Pros
If you are an experienced trucker, think hours of service laws are for wussies and want an easy way around HOS limitations on elogs, Werner's system makes it easy to cheat elogs
Cons
Company compels ALL their drivers to become trainers, when being a trainer requires certain characteristics not all good truck drivers have. Good trainers help you identify and coach you to avoid mistakes; bad trainers (which you get when a company shoehorns those not particularly cut out to be trainers to become trainers anyway) merely yell at you for rookie mistakes without actually constructively helping you avoid them If you're an experienced trucker, you will get shoehorned into training; if you decline, several experienced Werner drivers confirm your dispatcher will reduce your loads and miles Trucks are brand new and delicate; stall once due to skipping a gear = engine light = has to get serviced.
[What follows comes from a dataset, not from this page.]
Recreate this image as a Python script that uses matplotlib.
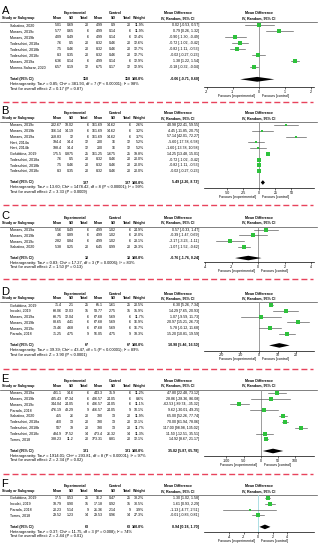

Inconceivable a trucking company taking on rookie drivers straight out of CDL school would have such delicate trucks that must be taken to a shop after a single missed-gear stall. Trainers get good CPM while trainees get a weekly salary that, depending on where your home is may be challenging just to pay your rent + bills if you happen to live somewhere that has a high cost of living (San Francisco, Seattle, New York City, etc.). Combining the forced-into-becoming-a-trainer with small salary for trainee with higher CPM for trainer makes it suspiciously easy for a dazed-and-just-figuring-things-out rookie to overlook and not think too hard on their trainer bypassing elog hours-of-service limitations by having the trainer drive on the trainee's credentials, effectively giving them unlimited hours to drive, the trainer gets the CPM pay regardless of whose credentials the truck is moving under, while the trainee only gets a small weekly salary and the trainer doesn't have to spend too much time actually training the trainee. This is what my "trainer" did, and while that's a teeny sampling, I realized in hindsight Werner's culture of forcing experienced truckers to become trainers, and paying Werner's trainers more for all miles driven even if they are on the trainee's credentials makes it easy and profitable to cheat on e-logs.